> **WHAT TO PRODUCE**:
Retype the data exactly, from its first line to the line containing "from matplotlib.patches import Rectangle", including both, and skip any picture.

> **PROVIDED MATERIAL**:
■ ■ ■ ■
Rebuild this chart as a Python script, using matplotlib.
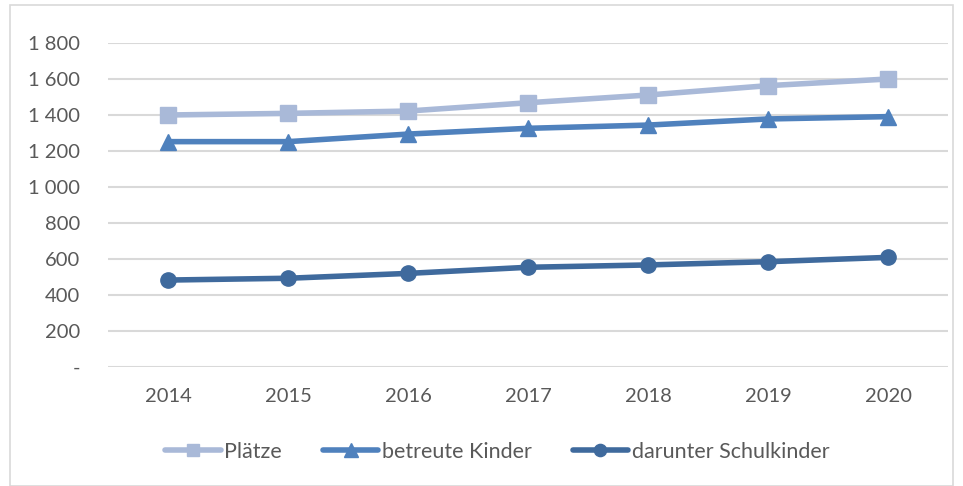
import matplotlib
matplotlib.use("Agg")
import matplotlib.pyplot as plt
from matplotlib.patches import Rectangle

years = ["2014", "2015", "2016", "2017", "2018", "2019", "2020"]
plaetze = [1400, 1409, 1422, 1468, 1511, 1563, 1600]
betreute = [1252, 1252, 1294, 1326, 1344, 1378, 1391]
schulkinder = [483, 493, 520, 554, 567, 585, 609]
series_names = ["Plätze", "betreute Kinder", "darunter Schulkinder"]

plt.rcParams['font.family'] = ['Lato', 'DejaVu Sans']
txt = '#595959'

fig = plt.figure(figsize=(9.63, 4.86), dpi=100)
W, H = 963, 486
ax = fig.add_axes([108 / W, 1 - 367 / H, 840 / W, 324 / H])

x = list(range(len(years)))
ax.plot(x, plaetze, color='#A9B9D8', lw=4, marker='s', ms=11, label=series_names[0], solid_capstyle='round')
ax.plot(x, betreute, color='#4F81BD', lw=4, marker='^', ms=12, label=series_names[1], solid_capstyle='round')
ax.plot(x, schulkinder, color='#3F6A9D', lw=4, marker='o', ms=11, label=series_names[2], solid_capstyle='round')

ax.set_xlim(-0.5, 6.5)
ax.set_ylim(0, 1800)
ax.set_yticks(range(0, 1801, 200))
ax.set_yticklabels(['-'] + [f"{v:,}".replace(',', ' ') for v in range(200, 1801, 200)])
ax.set_xticks(x)
ax.set_xticklabels(years)
ax.grid(axis='y', color='#D9D9D9', lw=1.5)
ax.set_axisbelow(True)
for s in ax.spines.values():
    s.set_visible(False)
ax.tick_params(length=0, colors=txt, labelsize=14.5)
ax.tick_params(axis='y', pad=20)
ax.tick_params(axis='x', pad=15)

leg = fig.legend(loc='center', bbox_to_anchor=(497 / W, 1 - 452 / H), ncol=3, frameon=False,
                 fontsize=15.5, handlelength=2.6, handletextpad=0.15, columnspacing=1.9, markerscale=0.8)
for t in leg.get_texts():
    t.set_color(txt)

fig.patches.append(Rectangle((10 / W, 0), (W - 20) / W, 1 - 5 / H, transform=fig.transFigure,
                             fill=False, edgecolor='#D9D9D9', lw=1.2))

fig.savefig('out.png', dpi=100)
■ ■ ■ ■
> **ANSWER BELOW**:
Rebuild this chart as a Python script, using matplotlib.
import matplotlib
matplotlib.use("Agg")
import matplotlib.pyplot as plt
from matplotlib.patches import Rectangle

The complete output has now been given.